Rows of orthogonal matrices are orthogonal?

How do I prove that rows of orthogonal matrices are also orthogonal?

By definition, orthogonal matrix means its inverse is equal to its transpose, but I don't see where the row orthogonality would come from. And also, if A has orthogonal rows, is it correct that the matrix A is also orthogonal?


Solution 1:

Let the rows of $\mathbf A$ be $\mathbf a_1, \ldots, \mathbf a_n$. Then the columns of $\mathbf A^T$ are $\mathbf a_1^T, \ldots, \mathbf a_n^T$. By definition the product $\mathbf P = \mathbf A \mathbf A^T = \mathbf A \mathbf A^{-1}$ is the unit matrix $\mathbf I = (\delta_{ij})$. But the entry $p_{ij}= \delta_{ij} $ of $\mathbf P$ is given as the matrix product $\mathbf a_i \mathbf a_j^T$, the latter being the same as the scalar product $\langle \mathbf a_i, \mathbf a_j \rangle$. This gives the desired orthogonality relations for the row vectors.

The converse is also true.

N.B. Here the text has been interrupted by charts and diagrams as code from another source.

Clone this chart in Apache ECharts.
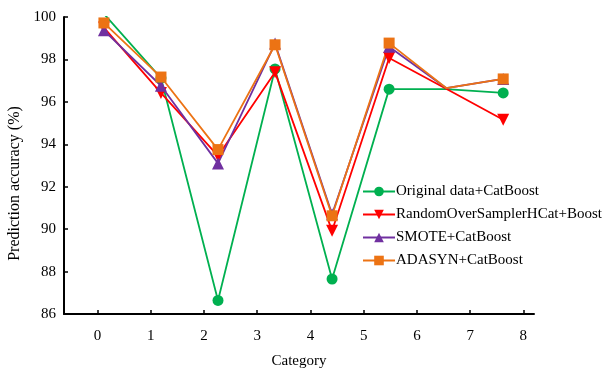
<!DOCTYPE html>
<html><head><meta charset="utf-8">
<script src="https://cdn.jsdelivr.net/npm/echarts@6/dist/echarts.min.js"></script>
<style>html,body{margin:0;padding:0;background:#fff}#c{width:608px;height:369px}</style>
</head><body><div id="c"></div>
<script>
const categories = [0, 1, 2, 3, 4, 5, 6, 7];
const xTicks = [0, 1, 2, 3, 4, 5, 6, 7, 8];
const yTicks = [86, 88, 90, 92, 94, 96, 98, 100];
const seriesNames = ['Original data+CatBoost', 'RandomOverSamplerHCat+Boost', 'SMOTE+CatBoost', 'ADASYN+CatBoost'];
const original = [100.15, 97.12, 86.64, 97.55, 87.65, 96.6, 96.6, 96.42];
const randomOver = [99.5, 96.42, 93.45, 97.4, 89.92, 98.07, 96.62, 95.16];
const smote = [99.37, 96.76, 93.1, 98.75, 90.7, 98.6, 96.65, 97.08];
const adasyn = [99.72, 97.17, 93.75, 98.69, 90.63, 98.77, 96.65, 97.08];
const hiddenMarkerIndex = 6;

const colors = ['#00B050', '#FF0000', '#7030A0', '#EC7314'];
const symbols = ['circle', 'triangle', 'triangle', 'rect'];
const rotates = [0, 180, 0, 0];
const sizes = [11, 12, 12, 11];
const allData = [original, randomOver, smote, adasyn];
const font = 'Liberation Serif';

const chart = echarts.init(document.getElementById('c'), null, {renderer: 'canvas'});
chart.setOption({
  animation: false,
  textStyle: {fontFamily: font},
  grid: {left: 64, right: 74, top: 17, bottom: 55, containLabel: false, outerBoundsMode: 'none'},
  legend: {
    orient: 'vertical', left: 357, top: 179,
    itemWidth: 32, itemHeight: 12, itemGap: 8,
    textStyle: {fontFamily: font, fontSize: 15, color: '#000', padding: [0, 0, 0, -4]},
    data: seriesNames
  },
  xAxis: [{
    type: 'value', min: -0.63, max: 8.2,
    name: 'Category', nameLocation: 'middle', nameGap: 40,
    nameTextStyle: {fontFamily: font, fontSize: 15, color: '#000'},
    axisLine: {show: true, onZero: false, lineStyle: {color: '#000', width: 2}},
    axisTick: {show: true, inside: true, length: 4, customValues: xTicks, lineStyle: {color: '#000', width: 1.5}},
    axisLabel: {customValues: xTicks, margin: 15, fontFamily: font, fontSize: 15, color: '#000'},
    splitLine: {show: false}
  }, {
    type: 'value', min: -0.70, max: 7.54, show: false,
    splitLine: {show: false}
  }],
  yAxis: {
    type: 'value', min: 86, max: 100, interval: 2,
    name: 'Prediction accuracy (%)', nameLocation: 'middle', nameGap: 37,
    nameTextStyle: {fontFamily: font, fontSize: 16, color: '#000', padding: [0, 36, 0, 0]},
    axisLine: {show: true, onZero: false, lineStyle: {color: '#000', width: 2}},
    axisTick: {show: true, inside: true, length: 4, lineStyle: {color: '#000', width: 1.5}},
    axisLabel: {margin: 8, fontFamily: font, fontSize: 15, color: '#000',
      formatter: v => yTicks.includes(v) ? String(v) : ''},
    splitLine: {show: false}
  },
  series: seriesNames.map((name, s) => ({
    name, type: 'line', xAxisIndex: 1,
    symbol: symbols[s], symbolRotate: rotates[s], symbolSize: sizes[s],
    showAllSymbol: true,
    itemStyle: {color: colors[s]},
    lineStyle: {color: colors[s], width: 1.8},
    data: categories.map((c, i) => i === hiddenMarkerIndex
      ? {value: [c, allData[s][i]], symbol: 'none'}
      : [c, allData[s][i]])
  }))
});
</script></body></html>
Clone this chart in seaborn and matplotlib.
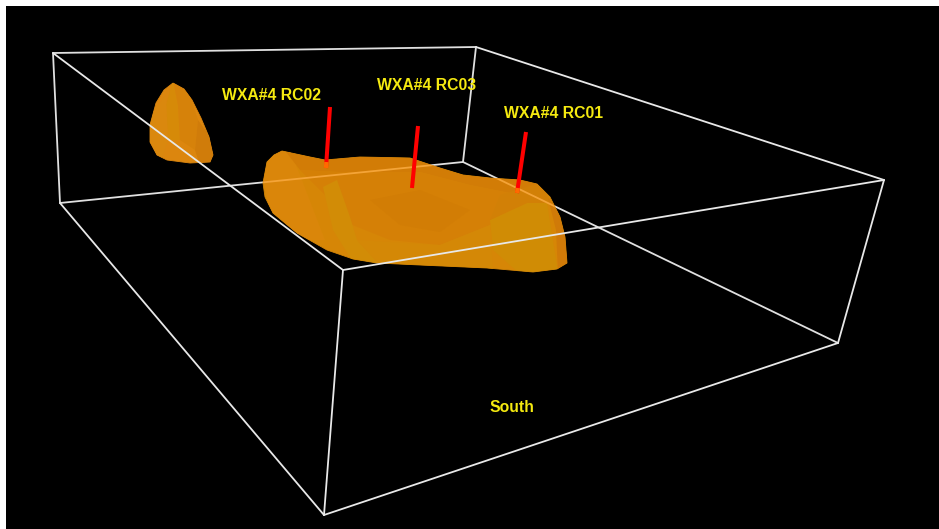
import pandas as pd
import seaborn as sns
import matplotlib.pyplot as plt
from matplotlib.patches import PathPatch
from matplotlib.path import Path

sns.set_style("dark")
plt.rcParams['font.family'] = ['Liberation Sans', 'DejaVu Sans']

# box corners, read off the picture
corners = {
    'A': (53, 53), 'B': (476, 47), 'C': (884, 180), 'D': (343, 270),
    'E': (60, 203), 'F': (463, 162), 'G': (838, 343), 'H': (324, 515),
}
back_edges = ['AB', 'AE', 'BF', 'EF', 'FG']
front_edges = ['BC', 'CD', 'DA', 'DH', 'CG', 'GH', 'HE']
tinted_edges = ['EF', 'FG']

# ore bodies
main_x = [263, 267, 274, 282, 310, 325, 360, 410, 440, 463, 490, 520, 537, 550, 560, 565, 567, 557, 533, 487, 420, 377, 353, 327, 297, 273, 265]
main_y = [183, 162, 155, 151, 157, 160, 157, 158, 168, 175, 178, 180, 184, 197, 217, 237, 263, 269, 272, 268, 265, 263, 259, 250, 233, 213, 197]
small_x = [173, 184, 192, 201, 209, 213, 210, 190, 167, 157, 150, 150, 156, 164]
small_y = [83, 89, 100, 118, 137, 155, 162, 163, 160, 155, 142, 125, 103, 90]
main_facets = [
    ('#DA860A', [258, 290, 300, 325, 300, 270], [150, 150, 175, 240, 240, 215]),
    ('#D27C06', [283, 360, 440, 520, 545, 520, 470, 420, 340, 300], [148, 150, 160, 172, 190, 195, 185, 172, 172, 170]),
    ('#D58006', [300, 340, 420, 470, 520, 490, 440, 390, 340, 325], [170, 172, 172, 185, 195, 225, 245, 240, 220, 195]),
    ('#D27D05', [370, 420, 470, 440, 400], [200, 190, 210, 232, 225]),
    ('#D28C06', [323, 337, 350, 357, 380, 353, 333], [187, 180, 217, 240, 265, 262, 230]),
    ('#D48806', [357, 440, 490, 493, 420, 380], [240, 245, 225, 270, 268, 265]),
    ('#D08C05', [490, 527, 547, 558, 520, 493], [220, 203, 203, 272, 274, 250]),
    ('#D28006', [500, 540, 552, 527, 490], [195, 183, 203, 203, 220]),
    ('#D07A08', [548, 572, 572, 558, 556], [198, 225, 272, 272, 230]),
]
small_facets = [
    ('#D68A08', [173, 178, 180, 168, 166], [80, 105, 140, 140, 105]),
    ('#D6820A', [173, 190, 198, 195, 180, 178], [80, 95, 120, 150, 140, 105]),
    ('#D07C0A', [198, 216, 216, 200, 195], [120, 145, 166, 166, 150]),
    ('#DA880E', [146, 166, 168, 160, 148], [120, 95, 140, 165, 155]),
]

# drill holes
hole_names = ['RC02', 'RC03', 'RC01']
hole_x = [[330, 326], [418, 412], [526, 517]]
hole_y = [[107, 168], [126, 188], [132, 193]]
hole_entry_y = [162, 205, 188]
label_text = ['WXA#4 RC02', 'WXA#4 RC03', 'WXA#4 RC01', 'South']
label_x = [272, 427, 554, 512]
label_y = [95, 86, 113, 407]


def edge_frame(edges):
    rows = []
    for e in edges:
        for c in e:
            rows.append({'edge': e, 'x': corners[c][0], 'y': corners[c][1]})
    return pd.DataFrame(rows)


def draw_edges(ax, edges, color, z, clip=None):
    before = len(ax.lines)
    sns.lineplot(data=edge_frame(edges), x='x', y='y', units='edge', estimator=None,
                 sort=False, color=color, linewidth=1.3, ax=ax)
    for ln in ax.lines[before:]:
        ln.set_zorder(z)
        if clip is not None:
            ln.set_clip_path(clip)


def draw_body(ax, xs, ys, facets, base):
    outline = PathPatch(Path(list(zip(xs, ys)) + [(xs[0], ys[0])]), facecolor=base, edgecolor=base,
                        linewidth=0.6, zorder=3)
    ax.add_patch(outline)
    for col, fx, fy in facets:
        f = ax.fill(fx, fy, color=col, linewidth=0, zorder=3.1)[0]
        f.set_clip_path(outline)
    return outline


fig = plt.figure(figsize=(9.39, 5.29), dpi=100, facecolor='white')
ax = fig.add_axes([6 / 939, 0, 933 / 939, 523 / 529])
ax.set_facecolor('black')

draw_edges(ax, back_edges, '#E0E0E0', 2)
main_body = draw_body(ax, main_x, main_y, main_facets, '#D68606')
draw_body(ax, small_x, small_y, small_facets, '#DC860E')
draw_edges(ax, tinted_edges, '#F4A438', 4, clip=main_body)

# holes: red above the surface, orange where they enter it
for name, hx, hy, ey in zip(hole_names, hole_x, hole_y, hole_entry_y):
    hole = pd.DataFrame({'x': hx, 'y': hy})
    before = len(ax.lines)
    sns.lineplot(data=hole, x='x', y='y', estimator=None, sort=False, color='#FF0000',
                 linewidth=2.9, ax=ax)
    ax.lines[before].set_zorder(5)
    ax.lines[before].set_solid_capstyle('butt')
    if ey < hy[1]:
        t = (ey - hy[0]) / (hy[1] - hy[0])
        tip = pd.DataFrame({'x': [hx[0] + t * (hx[1] - hx[0]), hx[1]], 'y': [ey, hy[1]]})
        before = len(ax.lines)
        sns.lineplot(data=tip, x='x', y='y', estimator=None, sort=False, color='#FF6A00',
                     linewidth=3.1, ax=ax)
        ax.lines[before].set_zorder(5.1)
        ax.lines[before].set_solid_capstyle('butt')

draw_edges(ax, front_edges, '#E8E8E8', 6)

for txt, tx, ty in zip(label_text, label_x, label_y):
    ax.text(tx, ty, txt, color='#F5EA10', fontsize=11.3, fontweight='bold',
            ha='center', va='center', zorder=7)

ax.set_xlim(6, 939)
ax.set_ylim(529, 6)
ax.set_xlabel('')
ax.set_ylabel('')
ax.set_xticks([])
ax.set_yticks([])
ax.grid(False)
for s in ax.spines.values():
    s.set_visible(False)

fig.savefig('out.png', dpi=100, facecolor='white')
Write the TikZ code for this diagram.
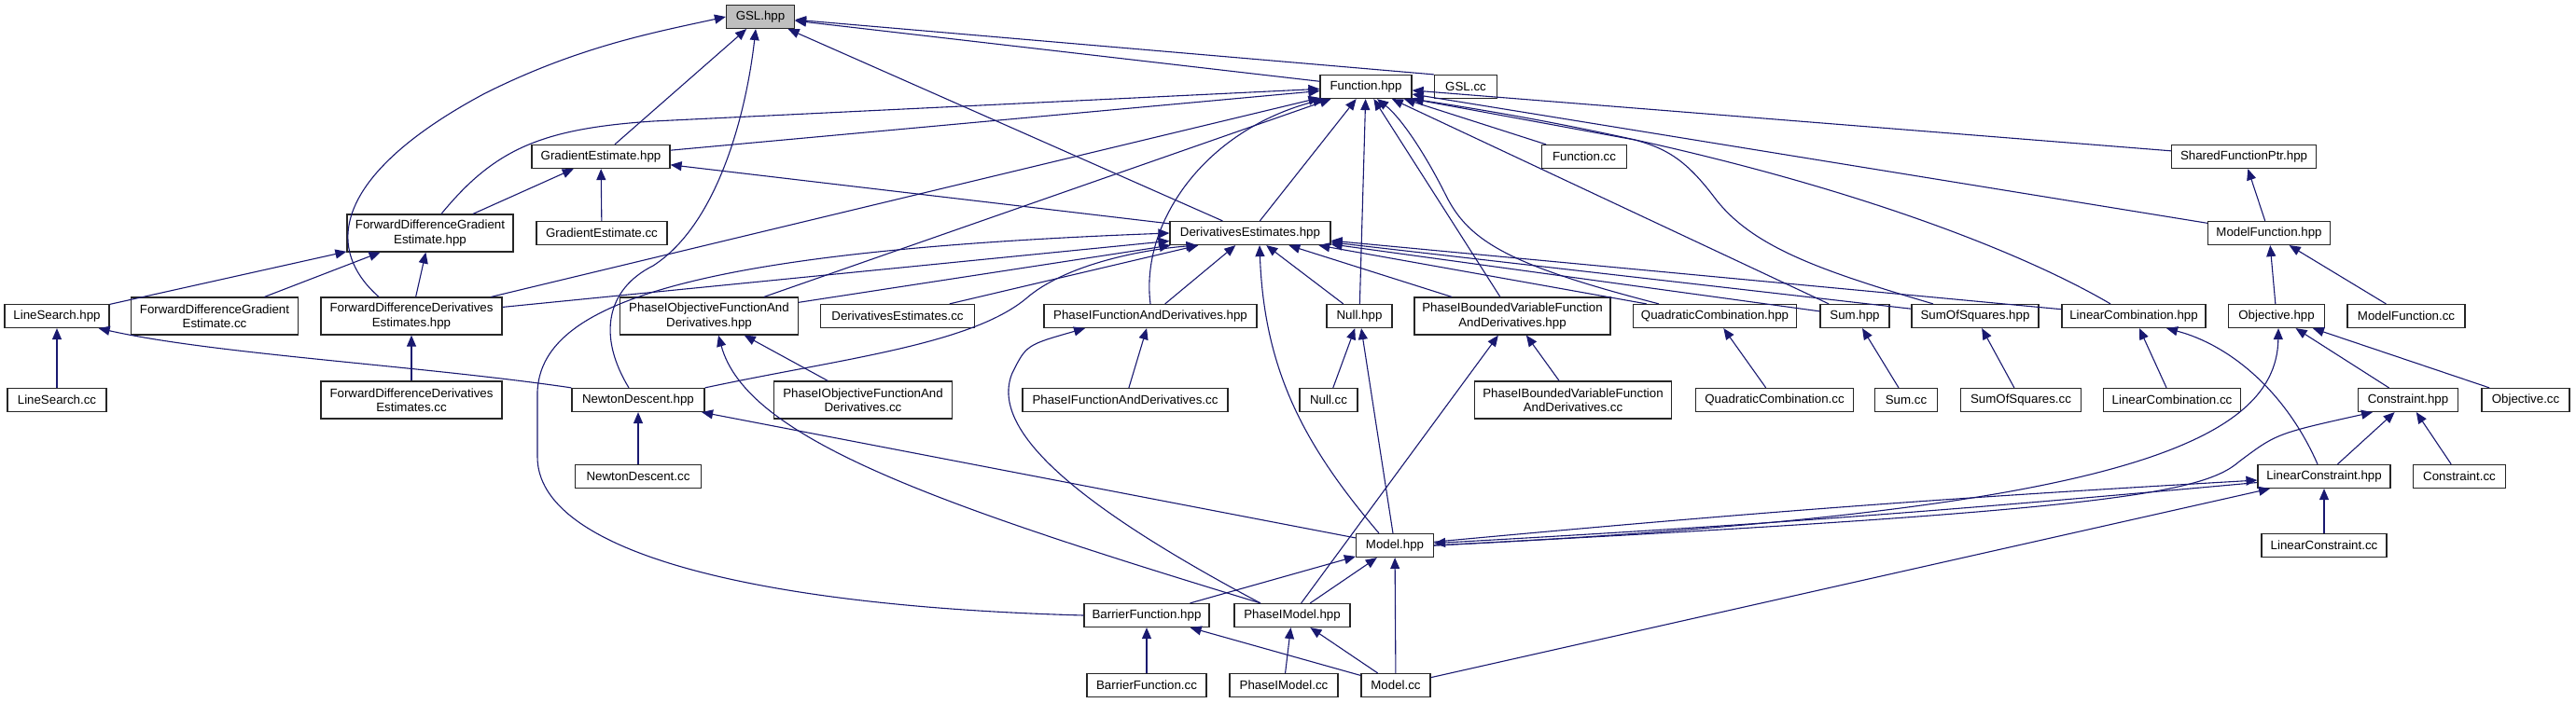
\documentclass[tikz,border=0pt]{standalone}
\usepackage{fontspec}
\setmainfont{Liberation Sans}
\usetikzlibrary{arrows.meta}
\definecolor{edgeblue}{RGB}{25,25,112}
\definecolor{rootgray}{RGB}{191,191,191}

\begin{document}
\begin{tikzpicture}[x=1pt, y=-1pt,
  box/.style={draw=black!85, line width=1.2pt, fill=white, inner sep=0pt, minimum height=25pt, align=center, font=\fontsize{13.3}{15.5}\selectfont},
  tall/.style={minimum height=40pt},
  wd/.style={minimum width=#1pt},
  dep/.style={edgeblue, line width=1.1pt, -{Triangle[length=12pt,width=10pt]}}]
\useasboundingbox (0,0) rectangle (2761,753);
% files
\node[box, fill=rootgray, wd=73] (gsl) at (815,18) {GSL.hpp};
\node[box, wd=98] (func) at (1464,93) {Function.hpp};
\node[box, wd=67] (gslcc) at (1571,93) {GSL.cc};
\node[box, wd=148] (ge) at (644,168) {GradientEstimate.hpp};
\node[box, wd=91] (funccc) at (1698,168) {Function.cc};
\node[box, wd=155] (sfp) at (2405,168) {SharedFunctionPtr.hpp};
\node[box, tall, wd=178] (fdge) at (461,250) {ForwardDifferenceGradient\\Estimate.hpp};
\node[box, wd=140] (gecc) at (645,250) {GradientEstimate.cc};
\node[box, wd=172] (de) at (1340,250) {DerivativesEstimates.hpp};
\node[box, wd=131] (mf) at (2432,250) {ModelFunction.hpp};
\node[box, wd=112] (ls) at (61,339) {LineSearch.hpp};
\node[box, tall, wd=179] (fdgecc) at (230,339) {ForwardDifferenceGradient\\Estimate.cc};
\node[box, tall, wd=194] (fdde) at (441,339) {ForwardDifferenceDerivatives\\Estimates.hpp};
\node[box, tall, wd=191] (poh) at (760,339) {PhaseIObjectiveFunctionAnd\\Derivatives.hpp};
\node[box, wd=165] (decc) at (962,339) {DerivativesEstimates.cc};
\node[box, wd=228] (pfh) at (1233,339) {PhaseIFunctionAndDerivatives.hpp};
\node[box, wd=70] (nullh) at (1457,339) {Null.hpp};
\node[box, tall, wd=210] (pbh) at (1621,339) {PhaseIBoundedVariableFunction\\AndDerivatives.hpp};
\node[box, wd=175] (qch) at (1838,339) {QuadraticCombination.hpp};
\node[box, wd=74] (sumh) at (1988,339) {Sum.hpp};
\node[box, wd=136] (sosh) at (2117,339) {SumOfSquares.hpp};
\node[box, wd=154] (lch) at (2287,339) {LinearCombination.hpp};
\node[box, wd=103] (objh) at (2440,339) {Objective.hpp};
\node[box, wd=126] (mfcc) at (2579,339) {ModelFunction.cc};
\node[box, wd=106] (lscc) at (61,429) {LineSearch.cc};
\node[box, tall, wd=194] (fddecc) at (441,429) {ForwardDifferenceDerivatives\\Estimates.cc};
\node[box, wd=142] (ndh) at (684,429) {NewtonDescent.hpp};
\node[box, tall, wd=191] (pocc) at (925,429) {PhaseIObjectiveFunctionAnd\\Derivatives.cc};
\node[box, wd=220] (pfcc) at (1206,429) {PhaseIFunctionAndDerivatives.cc};
\node[box, wd=62] (nullcc) at (1424,429) {Null.cc};
\node[box, tall, wd=211] (pbcc) at (1686,429) {PhaseIBoundedVariableFunction\\AndDerivatives.cc};
\node[box, wd=169] (qccc) at (1902,429) {QuadraticCombination.cc};
\node[box, wd=67] (sumcc) at (2043,429) {Sum.cc};
\node[box, wd=129] (soscc) at (2166,429) {SumOfSquares.cc};
\node[box, wd=147] (lccc) at (2328,429) {LinearCombination.cc};
\node[box, wd=107] (conh) at (2581,429) {Constraint.hpp};
\node[box, wd=94] (objcc) at (2707,429) {Objective.cc};
\node[box, wd=135] (ndcc) at (684,511) {NewtonDescent.cc};
\node[box, wd=142] (lconh) at (2491,511) {LinearConstraint.hpp};
\node[box, wd=99] (concc) at (2636,511) {Constraint.cc};
\node[box, wd=83] (modelh) at (1495,585) {Model.hpp};
\node[box, wd=134] (lconcc) at (2491,585) {LinearConstraint.cc};
\node[box, wd=134] (bfh) at (1229,660) {BarrierFunction.hpp};
\node[box, wd=124] (pmh) at (1385,660) {PhaseIModel.hpp};
\node[box, wd=128] (bfcc) at (1229,735) {BarrierFunction.cc};
\node[box, wd=116] (pmcc) at (1376,735) {PhaseIModel.cc};
\node[box, wd=74] (modelcc) at (1496,735) {Model.cc};
% GSL.hpp
\draw[dep] (func) -- (gsl);
\draw[dep] (gslcc.north west) -- (gsl);
\draw[dep] (ge) -- (gsl);
\draw[dep] (de) -- (gsl);
\draw[dep] ([xshift=-10]ndh.north) .. controls (640,360) and (650,310) .. (700,285) .. controls (770,240) and (800,120) .. ([xshift=-5]gsl.south);
\draw[dep] ([xshift=-35]fdde.north) .. controls (340,260) and (370,180) .. (520,100) .. controls (620,50) and (700,35) .. (gsl.west);
% Function.hpp
\draw[dep] (ge) -- (func);
\draw[dep] ([xshift=12]fdge.north) .. controls (530,160) and (580,138) .. (700,130) -- (func);
\draw[dep] (fdde) -- (func);
\draw[dep] (poh) -- (func);
\draw[dep] (pfh.north) .. controls (1222,240) and (1290,140) .. ([xshift=5]func.south west);
\draw[dep] (de) -- (func);
\draw[dep] (nullh) -- (func);
\draw[dep] (pbh) -- (func);
\draw[dep] ([xshift=-60]qch.north) .. controls (1620,285) and (1575,260) .. (1550,210) .. controls (1525,160) and (1500,125) .. ([xshift=12]func.south);
\draw[dep] (sumh) -- (func);
\draw[dep] (funccc) -- (func);
\draw[dep] ([xshift=-45]sosh.north) .. controls (1950,290) and (1880,265) .. (1840,215) .. controls (1810,175) and (1790,160) .. (1752,150) -- (func.south east);
\draw[dep] ([xshift=-25]lch.north) .. controls (2150,260) and (1900,165) .. (func.south east);
\draw[dep] (mf) -- (func);
\draw[dep] (sfp) -- (func);
% DerivativesEstimates.hpp
\draw[dep] (fdde) -- (de);
\draw[dep] (poh) -- (de);
\draw[dep] (decc) -- (de);
\draw[dep] (ndh.north east) .. controls (900,385) and (1040,370) .. (1100,320) .. controls (1140,285) and (1220,268) .. ([xshift=30]de.south west);
\draw[dep] (bfh.west) .. controls (800,650) and (576,590) .. (576,490) -- (576,420) .. controls (580,330) and (720,270) .. (de.west);
\draw[dep] (pfh) -- (de);
\draw[dep] ([xshift=-17]modelh.north) .. controls (1400,480) and (1355,400) .. ([xshift=10]de.south);
\draw[dep] (nullh) -- (de);
\draw[dep] (pbh) -- (de);
\draw[dep] (qch) -- (de);
\draw[dep] (sumh) -- (de);
\draw[dep] (sosh) -- (de);
\draw[dep] (lch) -- (de);
\draw[dep] (de) -- (ge);
% gradient estimates, line search, newton
\draw[dep] (fdge) -- (ge);
\draw[dep] (gecc) -- (ge);
\draw[dep] (ls) -- (fdge);
\draw[dep] (fdgecc) -- (fdge);
\draw[dep] (fdde) -- (fdge);
\draw[dep] (fddecc) -- (fdde);
\draw[dep] (lscc) -- (ls);
\draw[dep] (ndh.north west) .. controls (450,392) and (230,380) .. ([xshift=-12]ls.south east);
\draw[dep] (ndcc) -- (ndh);
\draw[dep] (modelh) -- (ndh);
% phase I
\draw[dep] (pocc) -- (poh);
\draw[dep] ([xshift=-34]pmh.north) .. controls (1000,540) and (800,470) .. ([xshift=10]poh.south);
\draw[dep] (pfcc) -- (pfh);
\draw[dep] ([xshift=-34]pmh.north) .. controls (1150,540) and (1060,460) .. (1085,400) .. controls (1100,370) .. ([xshift=-70]pfh.south);
\draw[dep] (pbcc) -- (pbh);
\draw[dep] (pmh) -- (pbh);
\draw[dep] (pmcc) -- (pmh);
\draw[dep] (modelcc) -- (pmh);
% null, sums, combinations
\draw[dep] (nullcc) -- (nullh);
\draw[dep] (modelh) -- (nullh);
\draw[dep] (qccc) -- (qch);
\draw[dep] (sumcc) -- (sumh);
\draw[dep] (soscc) -- (sosh);
\draw[dep] (lccc) -- (lch);
\draw[dep] ([xshift=-7]lconh.north) .. controls (2450,420) and (2390,370) .. ([xshift=35]lch.south);
% model function, objective, constraints
\draw[dep] (mf) -- (sfp);
\draw[dep] (objh) -- (mf);
\draw[dep] (mfcc) -- (mf);
\draw[dep] (conh) -- (objh);
\draw[dep] (objcc) -- (objh);
\draw[dep] (lconh) -- (conh);
\draw[dep] (concc) -- (conh);
\draw[dep] (lconcc) -- (lconh);
% Model.hpp and Model.cc
\draw[dep] (modelh.east) .. controls (2250,550) and (2440,480) .. ([xshift=2]objh.south);
\draw[dep] (modelh.east) .. controls (2250,548) and (2360,530) .. (2400,495) .. controls (2440,465) .. ([xshift=-38]conh.south);
\draw[dep] (modelh) to[bend left=1] (lconh);
\draw[dep] (lconh) to[bend left=1] (modelh);
\draw[dep] (modelcc) -- (lconh);
\draw[dep] (modelcc) -- (modelh);
\draw[dep] (bfh) -- (modelh);
\draw[dep] (pmh) -- (modelh);
\draw[dep] (modelcc) -- (bfh);
\draw[dep] (bfcc) -- (bfh);
\end{tikzpicture}
\end{document}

If the rows of $\mathbf A$ are orthogonal, then the above considerations show that $\mathbf A \mathbf A^T = \mathbf I$. Hence $$\mathbf A^{-1} = \mathbf A^{-1} \mathbf I = \mathbf A^{-1} \mathbf A \mathbf A^T = \mathbf A^T .$$

Solution 2:

I guess you are asking to prove the following: Suppose $A$ is an $n \times n$ matrix with columns that are orthogonal and have unit norm. Then the rows of $A$ are also orthogonal and have unit norm.

To prove this, suppose the columns of $A$ are $a_1, \dots, a_n$. First note that $a_1, \dots, a_n$ are linearly independent because if $$\alpha_1 a_1 + \dots + \alpha_n a_n = 0$$ for some constants $\alpha_1, \dots, \alpha_n$, then taking the dot product on both sides above with respect to $a_i$, we would get $\alpha_i = 0$. By linear independence, we can write any vector $x \in \mathbb{R}^n$ as a linear combination of $a_1, \dots, a_n$: $$x = \beta_1 a_1 + \dots + \beta_n a_n.$$ Taking dot product on both sides with respect to $a_i$, we would get $\beta_i = \left<x, a_i\right>$. This gives the representation: $$x = \sum_{i=1}^n \left<x, a_i \right> a_i = \sum_{i=1}^n (a_i^T x) a_i = \left(\sum_{i=1}^n a_i a_i^T \right) x.$$ Because this is true for every $x$, we can conclude that $$\sum_{I=1}^n a_i a_i^T = I$$ where $I$ is the identity matrix. This is the same as $AA^T = I$. It is now easy to see that the $(i, j)^{th}$ entry of $AA^T$ is precisely the dot product between the $i^{th}$ and $j^{th}$ rows of $A$. Thus $AA^T = I$ implies that the rows of $A$ are orthogonal and have unit norm.